Additional policies are necessary

However, additional policies are necessary to enjoy the maximum benefit from the TPP. For example, my estimates on the TPP take into account that small and medium enterprises (SMEs) with technological strength start exporting, further enhancing their technological capabilities by using foreign knowledge, and continuing to grow. However, as I showed in my RIETI Discussion Paper (Note 1), although many SMEs are potentially competitive enough to enter foreign markets, in fact, they do not do so because of insufficient information or manpower or concerns about the risk. In addition, many of those already exporting are not taking advantage of existing economic partnership agreements (EPAs), due to lack of information and the complexity of the application procedures for obtaining a certificate of origin for utilizing EPAs (Note 2). Therefore, unless the government supports SMEs for obtaining more information (e.g., seminars to promote exporting and explaining how to utilize EPAs) and simplify the application procedures for obtaining certificates of origin, it is very possible that the TPP will not be fully utilized. Furthermore, because firm size matters to enter foreign markets efficiently, the government needs to support SMEs to promote mergers and acquisitions (M&A) to expand their firm size.

Another key factor is the effect of foreign direct investment (FDI) in Japan. Empirical research shows that knowledge spillovers from FDI in research and development (R&D) activities in Japan will increase the productivity of Japanese firms (Note 3). If the TPP increases FDI in Japan, it would bring new knowledge and information from overseas and prime the pump for innovation in Japan. The FDI will have a major economic impact on Japan as it would also increase employment.

However, FDI inflows to Japan were equivalent to a mere 0.1% of GDP in 2010-2013 on average, significantly lower than the Organisation for Economic Co-operation and Development (OECD) average of 1.9%. Clearly, there is room for FDI to Japan to grow. However, unlike FDI to Malaysia or Vietnam where the TPP would vastly accelerate deregulation, while FDI to Japan is already deregulated legally to a large extent. Therefore, even though the TPP would create a more transparent environment for investment and the rising Japan's expectations for growth would give a boost, it is not necessarily clear if the TPP would bring much more FDI to Japan as expected (Note 4).

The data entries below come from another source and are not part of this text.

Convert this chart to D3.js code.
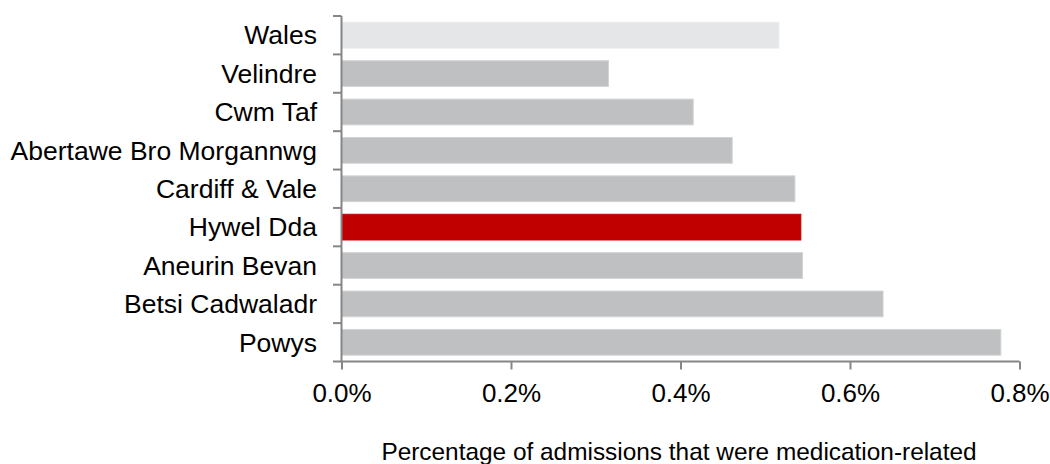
<!DOCTYPE html>
<html>
<head>
<meta charset="utf-8">
<script src="https://cdn.jsdelivr.net/npm/d3@7"></script>
<style>
  body { margin: 0; background: #fff; }
  svg { display: block; font-family: "Liberation Sans", Arial, sans-serif; }
</style>
</head>
<body>
<svg id="chart" width="1050" height="464"></svg>
<script>
const categories = ["Wales", "Velindre", "Cwm Taf", "Abertawe Bro Morgannwg", "Cardiff & Vale", "Hywel Dda", "Aneurin Bevan", "Betsi Cadwaladr", "Powys"];
const values = [0.516, 0.315, 0.415, 0.461, 0.535, 0.542, 0.544, 0.639, 0.778];
const tickValues = [0, 0.2, 0.4, 0.6, 0.8];
const highlight = "Hywel Dda";
const reference = "Wales";
const axisTitle = "Percentage of admissions that were medication-related";

const svg = d3.select("#chart");
const x = d3.scaleLinear().domain([0, 0.8]).range([341.5, 1019.5]);
const y = d3.scaleBand().domain(categories).range([16, 361.5]).paddingInner(0.33).paddingOuter(0.165);

const axisColor = "#868686";

svg.append("g").selectAll("rect").data(categories).join("rect")
  .attr("x", x(0))
  .attr("y", d => y(d))
  .attr("width", (d, i) => x(values[i]) - x(0))
  .attr("height", y.bandwidth())
  .attr("fill", d => d === highlight ? "#c00000" : (d === reference ? "#e5e6e8" : "#bfc0c2"))
  .attr("stroke", d => d === highlight ? "#c00000" : (d === reference ? "#e8e9eb" : "#d2d3d5"))
  .attr("stroke-width", 1);

// Y axis: ticks at band boundaries
const yAxisG = svg.append("g");
const bounds = d3.range(categories.length + 1).map(i => 16 + i * (345.5 / categories.length));
yAxisG.append("line").attr("x1", 341.5).attr("x2", 341.5).attr("y1", 16).attr("y2", 362.5)
  .attr("stroke", axisColor).attr("stroke-width", 2);
yAxisG.selectAll("line.t").data(bounds).join("line").attr("class", "t")
  .attr("x1", 333).attr("x2", 341.5).attr("y1", d => d).attr("y2", d => d)
  .attr("stroke", axisColor).attr("stroke-width", 2);
yAxisG.selectAll("text").data(categories).join("text")
  .attr("x", 317).attr("y", d => y(d) + y.bandwidth() / 2)
  .attr("dy", "0.35em").attr("text-anchor", "end")
  .attr("font-size", 26.5).attr("fill", "#000").text(d => d);

// X axis
const xAxis = d3.axisBottom(x).tickValues(tickValues).tickSize(8).tickPadding(14)
  .tickFormat(d => d3.format(".1f")(d) + "%");
const xg = svg.append("g").attr("transform", "translate(0,361.5)").call(xAxis);
xg.select(".domain").attr("stroke", axisColor).attr("stroke-width", 2)
  .attr("d", `M${x(0)},0H${x(0.8)}`);
xg.selectAll(".tick line").attr("stroke", axisColor).attr("stroke-width", 2);
xg.selectAll(".tick text").attr("font-size", 26).attr("fill", "#000")
  .attr("font-family", "Liberation Sans, Arial, sans-serif");

svg.append("text").attr("x", 679).attr("y", 460)
  .attr("text-anchor", "middle").attr("font-size", 24.4).attr("fill", "#000")
  .text(axisTitle);
</script>
</body>
</html>
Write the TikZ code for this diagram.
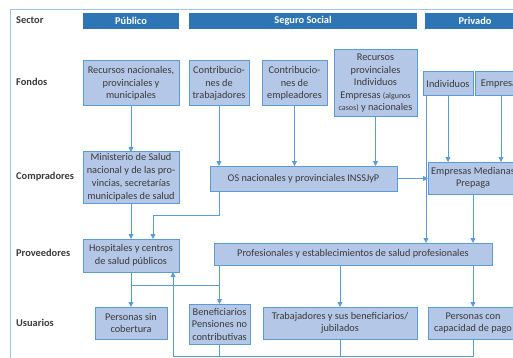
\documentclass[tikz,border=0pt]{standalone}
\usepackage{fontspec}
\setmainfont{Carlito}
\usetikzlibrary{arrows.meta,calc}
\definecolor{hdr}{HTML}{2E75B6}
\definecolor{bfill}{HTML}{B4C7E7}
\definecolor{bdraw}{HTML}{5B9BD5}
\definecolor{lncol}{HTML}{5B9BD5}
\definecolor{txt}{HTML}{3A3A3A}
\definecolor{framecol}{HTML}{9DC3E6}
\tikzset{
 box/.style={draw=bdraw, fill=bfill, line width=1pt, inner sep=0pt, outer sep=0pt, align=center, text=txt, font=\fontsize{10.3}{12.5}\selectfont},
 hdrbar/.style={fill=hdr, inner sep=0pt, outer sep=0pt, minimum height=16pt, text=white, font=\bfseries\fontsize{10.4}{12}\selectfont},
 rowlab/.style={anchor=west, text=txt, font=\bfseries\fontsize{10.4}{12}\selectfont, inner sep=0pt},
 arr/.style={draw=lncol, line width=0.8pt, -{Triangle[width=5pt,length=5pt]}},
 plain/.style={draw=lncol, line width=0.8pt},
}
\begin{document}
\begin{tikzpicture}[x=1pt,y=-1pt]
\useasboundingbox (0,0) rectangle (513,358);
\clip (0,0) rectangle (513,358);
\draw[framecol, line width=1pt] (10,10) rectangle (540,380);
% headers
\node[hdrbar, minimum width=96pt] (pub) at (131,21) {Público};
\node[hdrbar, minimum width=228pt] (ss) at (303,21) {Seguro Social};
\node[hdrbar, minimum width=100pt] (priv) at (475,21) {Privado};
% row labels
\node[rowlab] (lsec) at (16,20) {Sector};
\node[rowlab] (lfon) at (16,82) {Fondos};
\node[rowlab] (lcom) at (16,177) {Compradores};
\node[rowlab] (lpro) at (16,253) {Proveedores};
\node[rowlab] (lusu) at (16,323) {Usuarios};
% fondos
\node[box, minimum width=96pt, minimum height=45pt] (rn) at (131,83.5) {Recursos nacionales,\\provinciales y\\municipales};
\node[box, minimum width=60pt, minimum height=45pt] (ct) at (219,83.5) {Contribucio-\\nes de\\trabajadores};
\node[box, minimum width=65pt, minimum height=45pt] (ce) at (294.5,83.5) {Contribucio-\\nes de\\empleadores};
\node[box, minimum width=83pt, minimum height=67pt] (rp) at (375.5,83.5) {Recursos\\provinciales\\Individuos\\Empresas {\fontsize{8}{12.5}\selectfont(algunos}\\{\fontsize{8}{12.5}\selectfont casos)} y nacionales};
\node[box, minimum width=50pt, minimum height=24pt] (ind) at (448,84) {Individuos};
\node[box, minimum width=52pt, minimum height=24pt] (emp) at (501,84) {Empresas};
% compradores
\node[box, minimum width=96pt, minimum height=51pt, font=\fontsize{10.3}{13}\selectfont] (min) at (131,177.5) {Ministerio de Salud\\nacional y de las pro-\\vincias, secretarías\\municipales de salud};
\node[box, minimum width=187pt, minimum height=25pt] (os) at (303.5,178.5) {OS nacionales y provinciales INSSJyP};
\node[box, minimum width=90pt, minimum height=32pt] (em) at (473,178) {Empresas Medianas\\Prepaga};
% proveedores
\node[box, minimum width=96pt, minimum height=33pt] (hosp) at (131,255.5) {Hospitales y centros\\de salud públicos};
\node[box, minimum width=278pt, minimum height=22pt] (prof) at (353,254) {Profesionales y establecimientos de salud profesionales};
% usuarios
\node[box, minimum width=72pt, minimum height=32pt] (psc) at (131,323) {Personas sin\\cobertura};
\node[box, minimum width=61pt, minimum height=40pt] (ben) at (219.5,324) {Beneficiarios\\Pensiones no\\contributivas};
\node[box, minimum width=154pt, minimum height=32pt] (trab) at (340,323) {Trabajadores y sus beneficiarios/\\jubilados};
\node[box, minimum width=90pt, minimum height=32pt] (pcp) at (473,323) {Personas con\\capacidad de pago};
% connectors
\coordinate (indl) at ($(ind.south west)+(3,0)$);
\coordinate (hin) at ($(hosp.north)+(22,0)$);
\coordinate (bl) at (173,356);
\coordinate (hj) at ($(hosp.south)+(0,13)$);
\draw[arr] (rn.south) -- (min.north);
\draw[arr] (ct.south) -- (ct.south |- os.north);
\draw[arr] (ce.south) -- (ce.south |- os.north);
\draw[arr] (rp.south) -- (rp.south |- os.north);
\draw[arr] (indl) -- (indl |- prof.north);
\draw[arr] (ind.south) -- (ind.south |- em.north);
\draw[arr] (emp.south) -- (emp.south |- em.north);
\draw[arr] (os.east) -- (em.west |- os.east);
\draw[arr] (em.south) -- (em.south |- prof.north);
\draw[arr] (min.south) -- (hosp.north);
\draw[arr] (os.south -| ct.south) -- ++(0,24) -| (hin);
\draw[arr] (hosp.south) -- (psc.north);
\draw[arr] (prof.south -| ben.north) -- (ben.north);
\draw[plain] (hj) -- (hj -| ben.north);
\draw[arr] (prof.south -| trab.north) -- (trab.north);
\draw[arr] (prof.south -| pcp.north) -- (pcp.north);
\draw[plain] (ben.south) -- (ben.south |- bl);
\draw[plain] (trab.south) -- (trab.south |- bl);
\draw[plain] (pcp.south) -- (pcp.south |- bl) -- (bl);
\draw[arr] (bl) -- (bl |- hosp.south);
\end{tikzpicture}
\end{document}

Therefore, to ensure that the TPP significantly increases FDI to Japan, it needs to be combined with other new policies. In particular, there are very few foreign firms in Japan that invest in areas outside Tokyo, because scarcely any information about these regional economies is available outside Japan. Attracting foreign firms to the regional areas could trigger regional revitalization by, for example, organizing investment seminars that provide information on regional economies, including specific technology and knowledge of universities and SMEs in the regions. Preparing an environment in regional areas to make living easier for non-Japanese to settle there would also be helpful, for example, by providing more English signboards and increasing the number of international schools.

In fact, promoting internationalization of SMEs and expanding FDI to Japan, as described above, are among the measures that the Abe administration has advocated in its Japan Revitalization Strategy. The establishment of the TPP would be a good opportunity to actively promote measures to support industry-industry and university-industry partnerships as well as ties between Japan's outlying regions and foreign firms. By doing so, Japan could maximize the economic benefit of the TPP.

Protectionist policy is counterproductive

On the other hand, if Japan adopts protectionist policies for protecting agriculture and other domestic industries, the TPP will be of limited effect. Protected industries become exclusive to safeguard their economic rents. Any innovation that can be achieved by ties with outsiders will be nipped in the bud.

The history of deregulation in agriculture shows that domestic production did not fall all that much after the partial deregulation of imports of cherries in 1977 and beef in 1990 (Note 5). That is because farmers learned to be more efficient and successfully differentiated their products. High-quality domestic products could coexist with cheaper imports in the domestic market. So even if the TPP lowers agricultural tariffs, it could in fact make Japan's agriculture competitive. In that sense, it was most unfortunate that Japan retained trade barriers on products like rice and dairy, thereby missing an opportunity to make production of such agricultural products competitive.

However, even with agricultural products with lowered tariffs, it is necessary to make good use of the wisdom of outsiders by actively collaborating with private sectors and universities and keeping close linkages with overseas to bring innovation and improve its production efficiency, in order for Japan's agriculture to become more competitive. The government should support agriculture, forestry and fishery, as well as manufacturing and service sectors, to utilize such linkages, thereby maximizing the effect of the TPP.

October 16, 2015
  1. ^ Todo, Yasuyuki, and Hitoshi Sato, 2011, "Effects of CEOs' Characteristics on Internationalization of Small and Medium Firms in Japan," RIETI Discussion Paper, 11-E-026. The final version was published in Journal of the Japanese and International Economies, 34, pp. 236-255, 2014.
  2. ^ Ando, Mitsuyo and Shujiro Urata, 2011, "Impacts of the Japan-Mexico EPA on Bilateral Trade," RIETI Discussion Paper, 11-E-020.
  3. ^ Todo, Yasuyuki, 2006, "Knowledge Spillovers from Foreign Direct Investment in R&D: Evidence from Japanese Firm-Level Data," Journal of Asian Economics 17, 996-1013.
  4. ^ Peter and Michael G. Plummer, 2012, "The Trans-Pacific Partnership and Asia-Pacific Integration: Policy Implications," Peterson Institute for International Economics Policy Brief (For details: http://asiapacifictrade.org/) is used to estimate that the TPP will increase FDI to Japan.
  5. ^ Todo, Yasuyuki, 2013, "True Potential Power of the Japanese Economy and TPP," Koichi Ishikawa, Keiichi Umada, Fukunari Kimura, Yorizumi Watanabe, TPP and Japan's Choice, Bunshindo.